The city of Brookhaven paid an architectural design firm $45,219.14 to create dramatic drawings as part of a bid named “Project Passport” to bring the second Amazon headquarters to Brookhaven two years ago. The drawings show the proposal was much larger than was revealed at the time and included part of the city’s Peachtree Creek Greenway trail.
Rosser International was hired to design cutting-edge campuses to try to lure the new Amazon headquarters to the city. The drawings are still posted to Rosser’s website. However, the company reportedly went out of business in May in a surprise move.
The illustrations show orange, mesh-like material that resembles massive safety fencing seemingly connecting three sprawling campuses together. Drones can be seen flying in some of the drawings. One drawing includes a person parachuting amid drones into a food truck area where a “community banana stand” operates alongside a multiuse trail.
Mayor John Ernst said in 2017 the city approached the owners of Northeast Plaza to include its property as part of a proposal to try to lure the new Amazon headquarters to Brookhaven.

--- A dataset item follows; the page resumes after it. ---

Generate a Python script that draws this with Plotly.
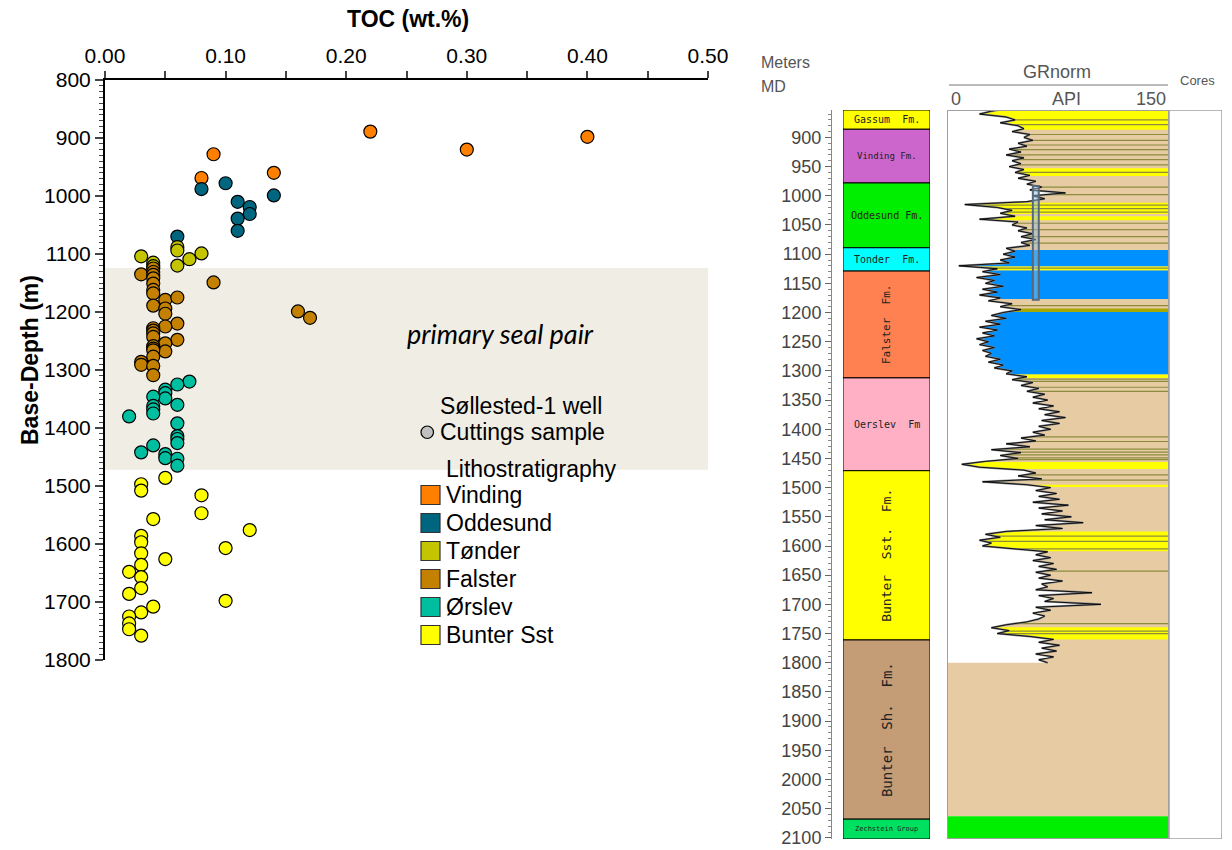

But when the owners declined, Ernst said the city backed off.
But the city actually went ahead and included Northeast Plaza over its objections and submitted a proposal much bigger than originally revealed publicly. Documents obtained through an open records request show the city dubbed the Amazon bid package “Project Passport.”
City Manager Christian Sigman said the drawings incorporated the Northeast Plaza site as well as Corporate Square and nearly 20 acres on Briarwood Road that the city purchased for the Greenway.
Illustrations received as part of an open records request, but not posted to Rosser’s website, show views from the major campus at Northeast Plaza and a smaller campus at Corporate Square. The Northeast Plaza campus, or “North Campus,” encompasses property behind the shopping center. This acreage is the Briarwood Road property where the Greenway is now being built.
The city in 2017 tried to use its eminent domain authority to acquire that Briarwood land for the linear park, but a judge ruled against the city, saying it acted in “bad faith.”
The city ended up paying about $2 million for the property where the Greenway is now under construction. The City Council voted last year to build its new $15 million public safety headquarters on the Briarwood property behind Northeast Plaza and overlooking the Greenway.
The city contracted with Rosser for $800,000 to complete the architectural designs for the new public safety building, but was forced to terminate the contract in June when the company abruptly went out of business. Sigman said the city received all of the drawings from Rosser promised as part of the contract.
Amazon set off a competition among 20 cities selected in 2017 as finalists for the new headquarters, or “HQ2,” which was expected to create 50,000 jobs and including a $5 billion investment. Atlanta, one of the finalists, touted transit and its workforce while also offering secret tax incentives to try to lure one of the wealthiest corporations to its soil.
The HQ2 ended up in Virginia. Initially, Amazon said it was splitting up HQ2 further into two campuses in two different cities, but its plan for one of those campus to operate in New York City was driven out by political opposition based on concerns about tax breaks and gentrification.